Brigitte ne possédait rien et donnait tout : une générosité  sans fards ni fanfare, révélatrice  d'un mysticisme profond. En témoignent toutes celles et tous ceux qui l'avaient côtoyée et travaillé avec elle : Naïla Kilito, sa fidèle amie et collaboratrice à “Résonances”, les journalistes de TelQuel au lancement de la revue…
La vraie religion  de Brigitte Al Aânbar : ce qui était résolument sacré pour elle, c'étaient les rapports humains qu'elle tissait  patiemment, doucement, mais sûrement.

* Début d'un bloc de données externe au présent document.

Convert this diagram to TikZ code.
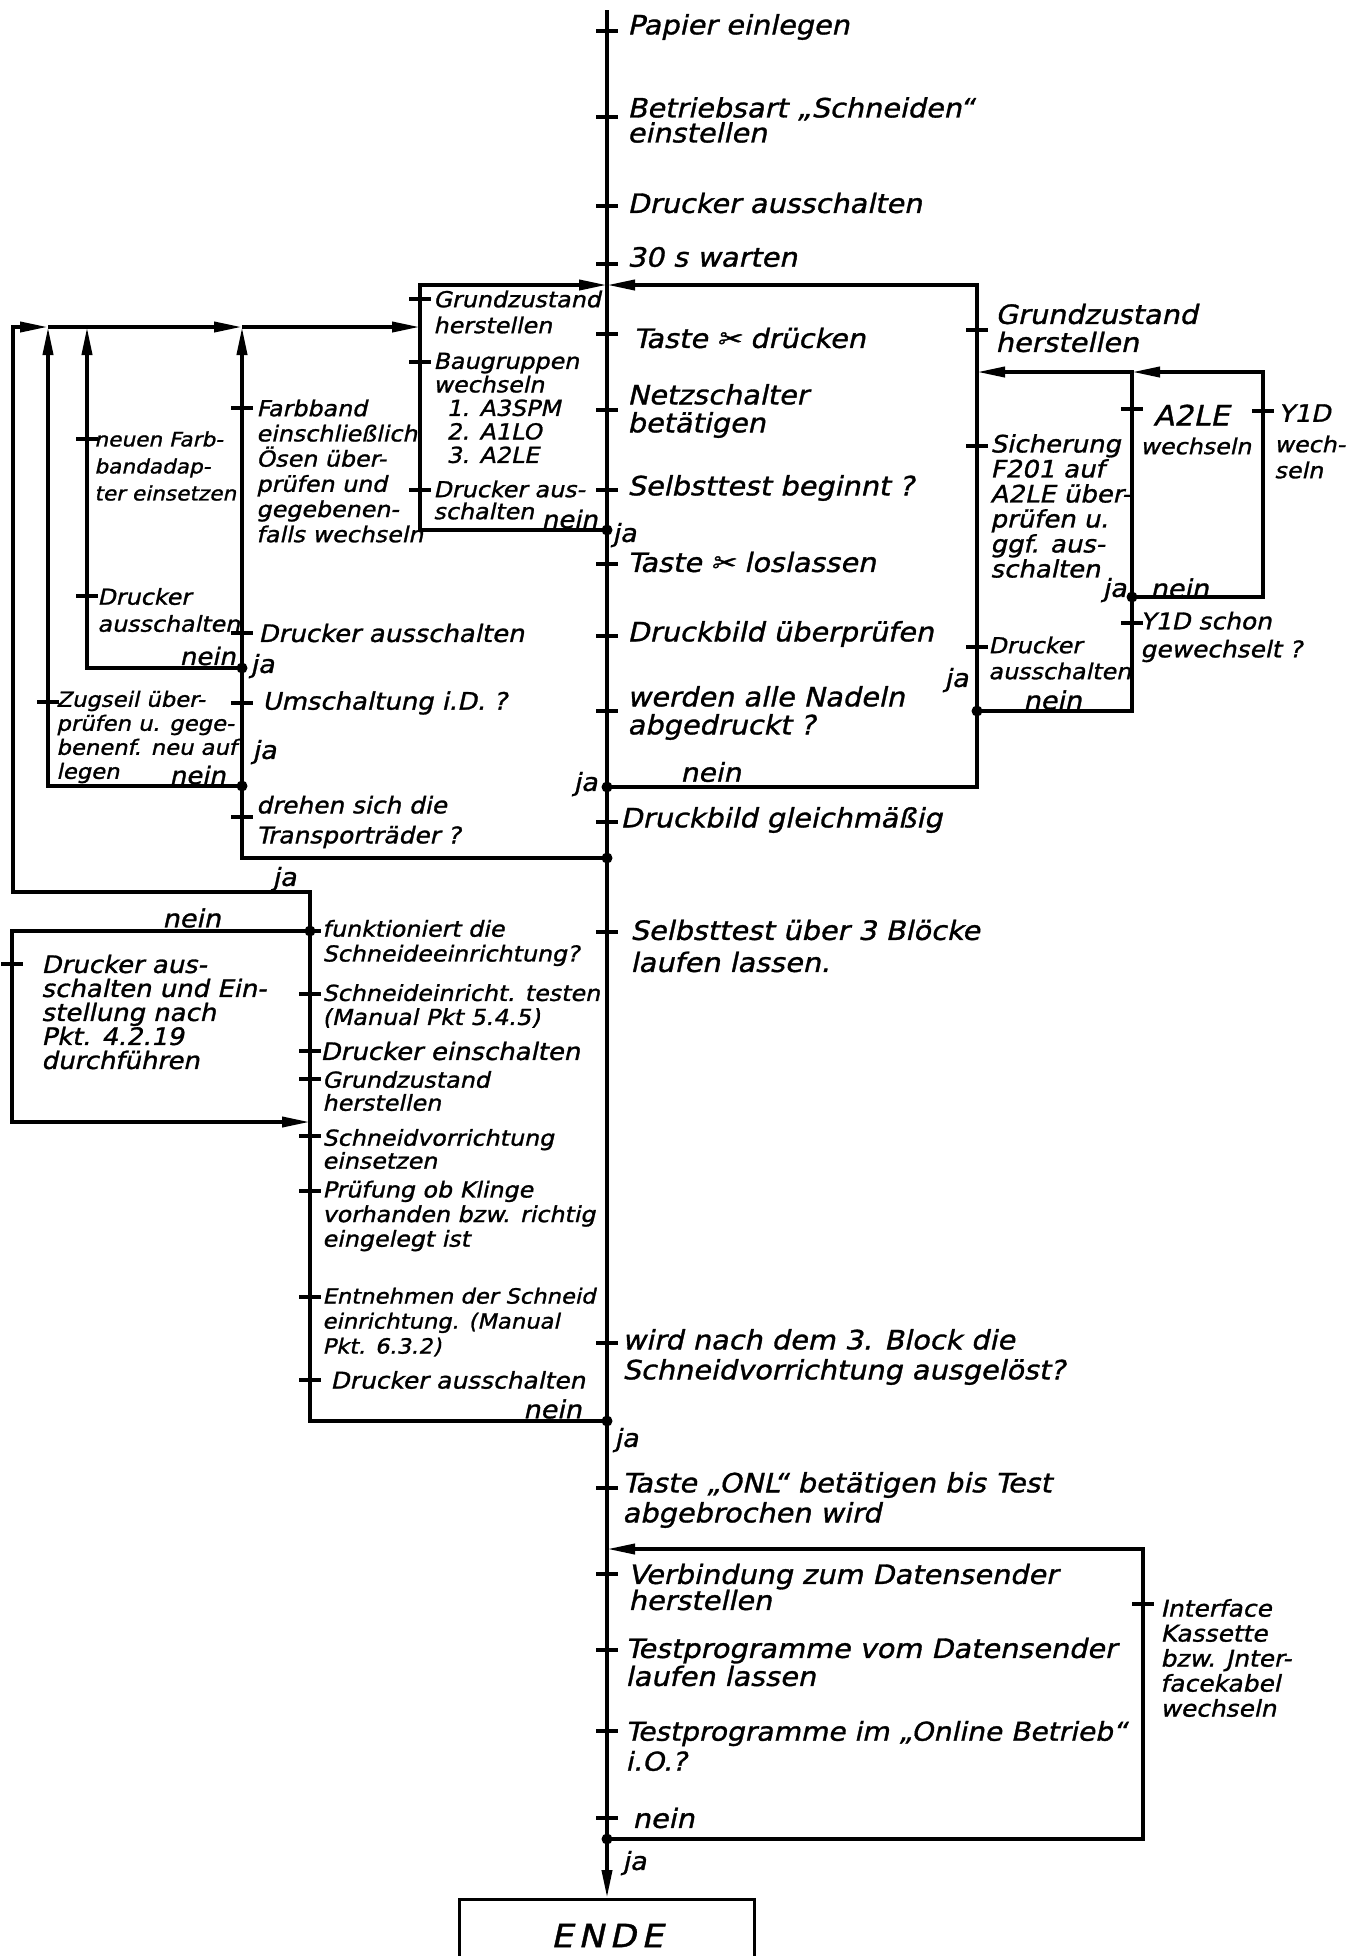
\documentclass[tikz,border=0pt]{standalone}
\usepackage{fontspec}
\newfontfamily\hand{DejaVu Sans}[FakeSlant=0.22,FakeStretch=1.08,FakeBold=1.2]
\usetikzlibrary{arrows.meta}
\newcommand\hsz[2]{\hand\fontsize{#1}{#2}\selectfont}
\newcommand\tickmark[2]{\draw[tck] (#1-11,#2) -- (#1+11,#2);}
\begin{document}
\begin{tikzpicture}[x=0.5pt,y=-0.5pt,
  fl/.style={line width=1.9pt},
  arr/.style={-{Triangle[length=14pt,width=5pt]}},
  tck/.style={line width=1.7pt},
  dotn/.style={circle,fill=black,inner sep=0pt,minimum size=5.5pt},
  tx/.style={anchor=west,align=left,inner sep=0pt},
  txe/.style={anchor=east,align=right,inner sep=0pt},
  big/.style={tx,font=\hsz{13.3}{14}},
  lab/.style={inner sep=0pt,font=\hsz{12.5}{13}}
]
\useasboundingbox (0,0) rectangle (1357,1956);
% ---------- coordinates ----------
\coordinate (top) at (607,10);
\coordinate (j285) at (607,285);
\coordinate (d530) at (607,530);
\coordinate (d787) at (607,787);
\coordinate (d858) at (607,858);
\coordinate (d1421) at (607,1421);
\coordinate (j1549) at (607,1549);
\coordinate (d1839) at (607,1839);
\coordinate (endtop) at (607,1898);
\coordinate (bbBR) at (977,787);
\coordinate (bbTR) at (977,285);
\coordinate (r711) at (977,711);
\coordinate (r372) at (977,372);
\coordinate (m711) at (1132,711);
\coordinate (m372) at (1132,372);
\coordinate (m597) at (1132,597);
\coordinate (q597) at (1263,597);
\coordinate (q372) at (1263,372);
\coordinate (lbBL) at (420,530);
\coordinate (lbTL) at (420,285);
\coordinate (h13) at (13,327);
\coordinate (h48) at (48,327);
\coordinate (h87) at (87,327);
\coordinate (h242) at (242,327);
\coordinate (h420) at (420,327);
\coordinate (v242b) at (242,858);
\coordinate (d668) at (242,668);
\coordinate (c87) at (87,668);
\coordinate (d786) at (242,786);
\coordinate (c48) at (48,786);
\coordinate (o310b) at (310,1421);
\coordinate (o310t) at (310,892);
\coordinate (o13b) at (13,892);
\coordinate (d931) at (310,931);
\coordinate (n12t) at (12,931);
\coordinate (n12b) at (12,1122);
\coordinate (n310) at (310,1122);
\coordinate (vBR) at (1143,1839);
\coordinate (vTR) at (1143,1549);
% ---------- ENDE ----------
\node[draw,line width=1.5pt,minimum width=147.5pt,minimum height=36pt,anchor=north,
  font=\hsz{16}{16}] (ende) at (endtop) {E\,N\,D\,E};
% ---------- lines ----------
\draw[fl,arr] (top) -- (ende.north);
\draw[fl,arr] (d787) -- (bbBR) -- (bbTR) -- (j285);
\draw[fl,arr] (r711) -- (m711) -- (m372) -- (r372);
\draw[fl,arr] (m597) -- (q597) -- (q372) -- (m372);
\draw[fl,arr] (d530) -- (lbBL) -- (lbTL) -- (j285);
\draw[fl,arr] (d858) -- (v242b) -- (h242);
\draw[fl,arr] (h242) -- (h420);
\draw[fl,arr] (d668) -- (c87) -- (h87);
\draw[fl,arr] (h87) -- (h242);
\draw[fl,arr] (d786) -- (c48) -- (h48);
\draw[fl] (h48) -- (h87);
\draw[fl,arr] (d1421) -- (o310b) -- (o310t) -- (o13b) -- (h13) -- (h48);
\draw[fl,arr] (d931) -- (n12t) -- (n12b) -- (n310);
\draw[fl,arr] (d1839) -- (vBR) -- (vTR) -- (j1549);
% ---------- dots ----------
\foreach \p in {d530,d787,d858,d1421,d1839,d668,d786,r711,m597,d931}
  \node[dotn] (dot-\p) at (\p) {};
% ---------- ticks ----------
\foreach \y in {31,117,206,264,334,410,490,564,636,711,822,932,1343,1488,1574,1650,1731,1818}
  {\tickmark{607}{\y}}
\foreach \y in {299,362,490} {\tickmark{420}{\y}}
\foreach \y in {408,633,703,817} {\tickmark{242}{\y}}
\foreach \y in {439,596} {\tickmark{87}{\y}}
\tickmark{48}{702}
\tickmark{12}{964}
\foreach \y in {931,994,1051,1079,1136,1191,1297,1380} {\tickmark{310}{\y}}
\foreach \y in {330,446,647} {\tickmark{977}{\y}}
\foreach \y in {409,623} {\tickmark{1132}{\y}}
\tickmark{1263}{411}
\tickmark{1143}{1604}
% ---------- spine texts ----------
\node[big] (t1) at (627,27) {Papier einlegen};
\node[big,font=\hsz{13.3}{12.5}] (t2) at (627,120) {Betriebsart „Schneiden“\\einstellen};
\node[big] (t3) at (627,203) {Drucker ausschalten};
\node[big] (t4) at (627,257) {30 s warten};
\node[big] (t5) at (633,338) {Taste ✂ drücken};
\node[big] (t6) at (627,411) {Netzschalter\\betätigen};
\node[big] (t7) at (627,488) {Selbsttest beginnt ?};
\node[big] (t8) at (627,562) {Taste ✂ loslassen};
\node[big] (t9) at (627,634) {Druckbild überprüfen};
\node[big] (t10) at (627,713) {werden alle Nadeln\\abgedruckt ?};
\node[big] (t11) at (620,820) {Druckbild gleichmäßig};
\node[big,font=\hsz{13.3}{16}] (t12) at (630,946) {Selbsttest über 3 Blöcke\\laufen lassen.};
\node[big,font=\hsz{13.3}{15}] (t13) at (622,1357) {wird nach dem 3. Block die\\Schneidvorrichtung ausgelöst?};
\node[big,font=\hsz{13.3}{15}] (t14) at (622,1500) {Taste „ONL“ betätigen bis Test\\abgebrochen wird};
\node[big,font=\hsz{13.3}{13}] (t15) at (628,1587) {Verbindung zum Datensender\\herstellen};
\node[big] (t16) at (625,1662) {Testprogramme vom Datensender\\laufen lassen};
\node[big,font=\hsz{13}{15}] (t17) at (625,1746) {Testprogramme im „Online Betrieb“\\i.O.?};
\node[big] (t18) at (632,1818) {nein};
% ---------- right side ----------
\node[big] (r1) at (995,328) {Grundzustand\\herstellen};
\node[tx,font=\hsz{12}{12.5}] (r2) at (990,506) {Sicherung\\F201 auf\\A2LE über-\\prüfen u.\\ggf. aus-\\schalten};
\node[tx,font=\hsz{11}{13}] (r3) at (988,658) {Drucker\\ausschalten};
\node[tx,font=\hsz{14}{14}] (r4a) at (1153,415) {A2LE};
\node[tx,font=\hsz{11}{13}] (r4b) at (1140,446) {wechseln};
\node[tx,font=\hsz{12}{13}] (r5a) at (1278,413) {Y1D};
\node[tx,font=\hsz{11}{13}] (r5b) at (1274,457) {wech-\\seln};
\node[tx,font=\hsz{11.5}{14}] (r6) at (1140,637) {Y1D schon\\gewechselt ?};
% ---------- left box ----------
\node[tx,font=\hsz{11}{13}] (l1) at (433,312) {Grundzustand\\herstellen};
\node[tx,font=\hsz{11}{11.75}] (l2) at (433,408) {Baugruppen\\wechseln\\\hspace*{0.6em}1. A3SPM\\\hspace*{0.6em}2. A1LO\\\hspace*{0.6em}3. A2LE};
\node[tx,font=\hsz{11}{11}] (l3) at (433,500) {Drucker aus-\\schalten};
% ---------- left middle ----------
\node[tx,font=\hsz{11}{12.6}] (m1) at (256,471) {Farbband\\einschließlich\\Ösen über-\\prüfen und\\gegebenen-\\falls wechseln};
\node[tx,font=\hsz{12}{12}] (m2) at (258,633) {Drucker ausschalten};
\node[tx,font=\hsz{12}{12}] (m3) at (262,703) {Umschaltung i.D. ?};
\node[tx,font=\hsz{11.5}{15}] (m4) at (256,822) {drehen sich die\\Transporträder ?};
\node[tx,font=\hsz{10}{13.5}] (m5) at (94,466) {neuen Farb-\\bandadap-\\ter einsetzen};
\node[tx,font=\hsz{11}{13.5}] (m6) at (97,610) {Drucker\\ausschalten};
\node[tx,font=\hsz{10.5}{12}] (m7) at (56,737) {Zugseil über-\\prüfen u. gege-\\benenf. neu auf\\legen};
% ---------- Schneid box ----------
\node[tx,font=\hsz{11}{12.4}] (s1) at (322,943) {funktioniert die\\Schneideeinrichtung?};
\node[tx,font=\hsz{11}{12}] (s2) at (322,1006) {Schneideinricht. testen\\(Manual Pkt 5.4.5)};
\node[tx,font=\hsz{12}{12}] (s3) at (320,1051) {Drucker einschalten};
\node[tx,font=\hsz{11}{11.5}] (s4) at (322,1091) {Grundzustand\\herstellen};
\node[tx,font=\hsz{11}{11.5}] (s5) at (322,1149) {Schneidvorrichtung\\einsetzen};
\node[tx,font=\hsz{11}{12.3}] (s6) at (322,1216) {Prüfung ob Klinge\\vorhanden bzw. richtig\\eingelegt ist};
\node[tx,font=\hsz{10.5}{12.5}] (s7) at (322,1322) {Entnehmen der Schneid\\einrichtung. (Manual\\Pkt. 6.3.2)};
\node[tx,font=\hsz{11.5}{12}] (s8) at (330,1380) {Drucker ausschalten};
\node[tx,font=\hsz{12}{12}] (k1) at (41,1012) {Drucker aus-\\schalten und Ein-\\stellung nach\\Pkt. 4.2.19\\durchführen};
% ---------- interface ----------
\node[tx,font=\hsz{11.5}{12.5}] (i1) at (1160,1658) {Interface\\Kassette\\bzw. Jnter-\\facekabel\\wechseln};
% ---------- ja / nein ----------
\node[lab,anchor=west] (ja1) at (612,535) {ja};
\node[lab,anchor=west,font=\hsz{13}{13}] (ne1) at (680,772) {nein};
\node[lab,anchor=east] (ja2) at (598,784) {ja};
\node[lab,anchor=east,font=\hsz{12}{12}] (ne2) at (598,519) {nein};
\node[lab,anchor=west] (ja3) at (944,680) {ja};
\node[lab,anchor=west] (ne3) at (1023,700) {nein};
\node[lab,anchor=east] (ja4) at (1127,590) {ja};
\node[lab,anchor=west] (ne4) at (1150,588) {nein};
\node[lab,anchor=west] (ja5) at (250,666) {ja};
\node[lab,anchor=east,font=\hsz{12}{12}] (ne5) at (236,656) {nein};
\node[lab,anchor=west] (ja6) at (252,752) {ja};
\node[lab,anchor=east,font=\hsz{12}{12}] (ne6) at (226,775) {nein};
\node[lab,anchor=west] (ja7) at (272,879) {ja};
\node[lab,anchor=west] (ne7) at (162,918) {nein};
\node[lab,anchor=east] (ne8) at (582,1409) {nein};
\node[lab,anchor=west] (ja8) at (614,1440) {ja};
\node[lab,anchor=west] (ja9) at (622,1863) {ja};
\end{tikzpicture}
\end{document}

Brigitte Al Aânbar, tu es éternelle dès lors que des jeunes, du monde entier, retrouvent le repère humaniste à travers, entre autres, ton parcours, si simple en apparence, mais fort significatif et donc, porteur de sages enseignements dans l'immanence, à travers ton combat contre la bêtise humaine qui nous ronge, mené très discrètement, avec humilité, mais avec beaucoup de persévérance et de foi véritable, pas celle qui s'affuble de ridicules signes ostentatoires, et enfin, à travers ton ultime : «Dites-le avec des fleurs» effectif, fédérateur  et hautement symbolique.
Nous sommes des bénis de la Providence de t'avoir croisée durant ton court passage sur cette Terre.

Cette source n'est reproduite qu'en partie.